- Short-term capital inflows into Nigeria surge as investors seek high returns
- Foreign direct investment falls sharply quarter-on-quarter
ABUJA, NIGERIA – Nigeria is experiencing a surge of short-term foreign capital inflows into its money market, while longer-term foreign direct investment continues to lag, according to newly released official data.
Fresh capital brought into Africa’s largest economy jumped 67% in the first quarter of 2025 to $5.64 billion, compared to $3.38 billion during the same period last year, the National Bureau of Statistics said.
More than 92% of that amount – approximately $5.2 billion – was portfolio investment, with the bulk of it, $4.2 billion, flowing into money market instruments such as treasury bills, commercial papers and other high-yield placements. Bonds attracted $877.41 million and the stock market received $117.33 million.
“What the figures show is that most of the funds that came were speculative money chasing yields, with no intention to stay longer than necessary,” said Eric Orji, a Lagos-based economist and market analyst. “Very little is coming to the productive sectors, and it’s not a sign of confidence in long-term prospects.”
High yields, fast flows
The capital inflow reflects growing appetite for Nigeria’s high-yielding assets, triggered by aggressive monetary tightening from the Central Bank of Nigeria. The central bank pushed the benchmark interest rate to a record 27.50% by the end of 2024 in response to a sharp rise in inflation, following President Bola Tinubu’s sweeping reforms which included removing fuel subsidies and floating the naira.
Money market investment rose 162.2% year-on-year and 19.5% quarter-on-quarter. Bond inflows climbed 108.5% from the previous year and soared 165.5% compared to Q4 2024. Investment in equities increased 137.7% year-on-year but dipped 18.7% compared to the last quarter.
By contrast, foreign direct investment saw a modest annual rise of just 6% to $126.29 million, but a steep drop of 70% from Q4 2024. Of that, $124.31 million went into equity, with only $1.9 million in other investments.
Banking dominates, UK leads
A sectoral breakdown shows banking received the largest slice of capital at $3.12 billion, or 55.4%, followed by finance at $2.09 billion (37.2%). Other sectors such as telecommunications, agriculture, IT, construction, and manufacturing received comparatively little.
The United Kingdom remained the top source of foreign capital, contributing $3.6 billion, followed by South Africa with $501.28 million. Mauritius ranked third at $394.51 million, ahead of the United States ($362.92 million) and the UAE ($301.62 million).
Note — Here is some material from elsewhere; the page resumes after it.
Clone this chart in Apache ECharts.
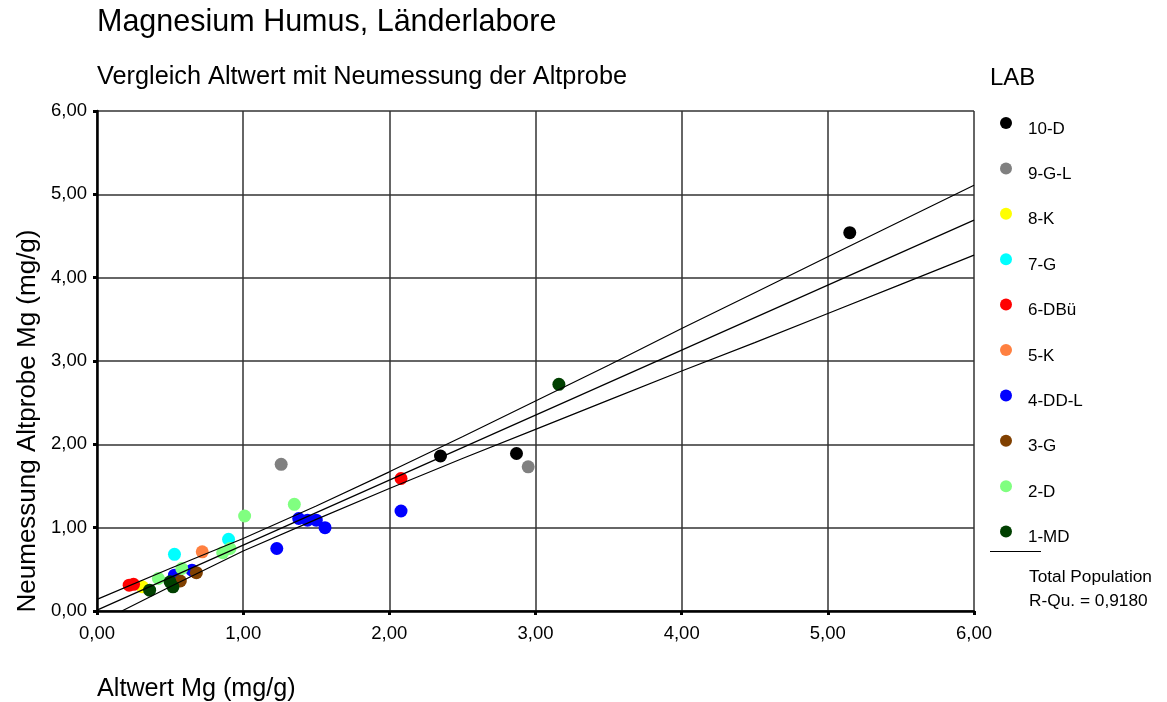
<!DOCTYPE html>
<html>
<head>
<meta charset="utf-8">
<script src="https://cdn.jsdelivr.net/npm/echarts@6/dist/echarts.min.js"></script>
<style>
  html, body { margin: 0; padding: 0; background: #fff; }
  #chart { width: 1167px; height: 702px; }
</style>
</head>
<body>
<div id="chart"></div>
<script>
// Laboratory names and marker colours (legend order)
const labs = ['10-D', '9-G-L', '8-K', '7-G', '6-DBü', '5-K', '4-DD-L', '3-G', '2-D', '1-MD'];
const labColors = ['#000000', '#808080', '#ffff00', '#00ffff', '#ff0000', '#ff8040', '#0000ff', '#804000', '#80ff80', '#004000'];

// [Altwert, Neumessung] per laboratory, mg/g
const lab10D  = [[2.35, 1.86], [2.87, 1.89], [5.15, 4.54]];
const lab9GL  = [[1.26, 1.76], [2.95, 1.73]];
const lab8K   = [[0.31, 0.29]];
const lab7G   = [[0.53, 0.68], [0.90, 0.86]];
const lab6DBu = [[0.22, 0.31], [0.25, 0.32], [2.08, 1.59]];
const lab5K   = [[0.72, 0.71]];
const lab4DDL = [[0.53, 0.43], [0.65, 0.49], [1.23, 0.75], [1.38, 1.11], [1.44, 1.09], [1.50, 1.09], [1.56, 1.00], [2.08, 1.20]];
const lab3G   = [[0.57, 0.36], [0.68, 0.46]];
const lab2D   = [[0.42, 0.39], [0.58, 0.51], [0.86, 0.70], [0.91, 0.75], [1.01, 1.14], [1.35, 1.28]];
const lab1MD  = [[0.36, 0.25], [0.50, 0.35], [0.52, 0.29], [3.16, 2.72]];
const labData = [lab10D, lab9GL, lab8K, lab7G, lab6DBu, lab5K, lab4DDL, lab3G, lab2D, lab1MD];

// Total population fit line and its confidence band
const fitLine   = [[0, 0.01], [6, 4.69]];
const upperBand = [[0, 0.14], [0.5, 0.51], [1, 0.87], [1.5, 1.26], [2, 1.67], [2.5, 2.09], [3, 2.52], [3.5, 2.95], [4, 3.39], [4.5, 3.82], [5, 4.25], [5.5, 4.68], [6, 5.11]];
const lowerBand = [[0.17, 0], [0.5, 0.29], [1, 0.72], [1.5, 1.10], [2, 1.47], [2.5, 1.83], [3, 2.18], [3.5, 2.53], [4, 2.88], [4.5, 3.22], [5, 3.57], [5.5, 3.92], [6, 4.27]];

// Axis tick labels (0..6 step 1)
const tickLabels = ['0,00', '1,00', '2,00', '3,00', '4,00', '5,00', '6,00'];

const FONT = '"Liberation Sans", Arial, sans-serif';

const chart = echarts.init(document.getElementById('chart'), null, { renderer: 'canvas' });

const scatterSeries = labs.map((name, i) => ({
  name: name,
  type: 'scatter',
  data: labData[i],
  symbol: 'circle',
  symbolSize: 13,
  itemStyle: { color: labColors[i], opacity: 1 },
  emphasis: { disabled: true },
  z: 2
}));

const lineStyle = { color: '#000', width: 1.2 };
const lineSeries = [fitLine, upperBand, lowerBand].map(d => ({
  type: 'line',
  data: d,
  symbol: 'none',
  lineStyle: lineStyle,
  silent: true,
  z: 3
}));

const axisCommon = {
  type: 'value',
  min: 0,
  max: 6,
  interval: 1,
  axisLine: { show: true, onZero: false, lineStyle: { color: '#000', width: 2.5 } },
  axisTick: { show: true, length: 4, lineStyle: { color: '#000', width: 3 } },
  splitLine: { show: true, lineStyle: { color: '#333', width: 1.5 } },
  axisLabel: {
    color: '#000',
    fontSize: 18.5,
    fontFamily: FONT,
    formatter: v => tickLabels[Math.round(v)]
  }
};

chart.setOption({
  animation: false,
  backgroundColor: '#fff',
  textStyle: { fontFamily: FONT },
  grid: { left: 97, right: 193, top: 111, bottom: 91, containLabel: false },
  xAxis: Object.assign({}, axisCommon, {
    axisLabel: Object.assign({}, axisCommon.axisLabel, { margin: 13 })
  }),
  yAxis: Object.assign({}, axisCommon, {
    axisLabel: Object.assign({}, axisCommon.axisLabel, { margin: 10 })
  }),
  legend: {
    orient: 'vertical',
    left: 995,
    top: 112,
    data: labs,
    icon: 'circle',
    itemWidth: 34,
    itemHeight: 12,
    itemGap: 24.9,
    selectedMode: false,
    formatter: name => '{a|' + name + '}',
    textStyle: {
      color: '#000', fontSize: 17, fontFamily: FONT,
      rich: { a: { color: '#000', fontSize: 17, fontFamily: FONT, padding: [12, 0, 0, 0] } }
    }
  },
  graphic: [
    { type: 'text', x: 97, y: 23, style: { text: 'Magnesium Humus, Länderlabore', fontSize: 30.5, fontFamily: FONT, fill: '#000', textVerticalAlign: 'middle', verticalAlign: 'middle' } },
    { type: 'text', x: 97, y: 77, style: { text: 'Vergleich Altwert mit Neumessung der Altprobe', fontSize: 25.3, fontFamily: FONT, fill: '#000', textVerticalAlign: 'middle', verticalAlign: 'middle' } },
    { type: 'text', x: 28, y: 421, rotation: Math.PI / 2, style: { text: 'Neumessung Altprobe Mg (mg/g)', fontSize: 26, fontFamily: FONT, fill: '#000', textAlign: 'center', align: 'center', textVerticalAlign: 'middle', verticalAlign: 'middle' } },
    { type: 'text', x: 97, y: 689, style: { text: 'Altwert Mg (mg/g)', fontSize: 25.2, fontFamily: FONT, fill: '#000', textVerticalAlign: 'middle', verticalAlign: 'middle' } },
    { type: 'text', x: 990, y: 78, style: { text: 'LAB', fontSize: 24, fontFamily: FONT, fill: '#000', textVerticalAlign: 'middle', verticalAlign: 'middle' } },
    { type: 'line', shape: { x1: 990, y1: 551.5, x2: 1041, y2: 551.5 }, style: { stroke: '#000', lineWidth: 1 } },
    { type: 'text', x: 1029, y: 577, style: { text: 'Total Population', fontSize: 17.3, fontFamily: FONT, fill: '#000', textVerticalAlign: 'middle', verticalAlign: 'middle' } },
    { type: 'text', x: 1029, y: 601, style: { text: 'R-Qu. = 0,9180', fontSize: 17.3, fontFamily: FONT, fill: '#000', textVerticalAlign: 'middle', verticalAlign: 'middle' } }
  ],
  series: scatterSeries.concat(lineSeries)
});
</script>
</body>
</html>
Standard Chartered, through its Nigerian subsidiary, led the pack of financial intermediaries, channelling $2.1 billion. Stanbic IBTC, the Nigerian arm of South Africa’s Standard Bank, followed with $1.39 billion, while Citibank brought in $1.05 billion.
Economists warn that while the foreign portfolio surge may ease Nigeria’s short-term financing pressures, the lack of long-term investment in productive sectors is a red flag for sustainable growth.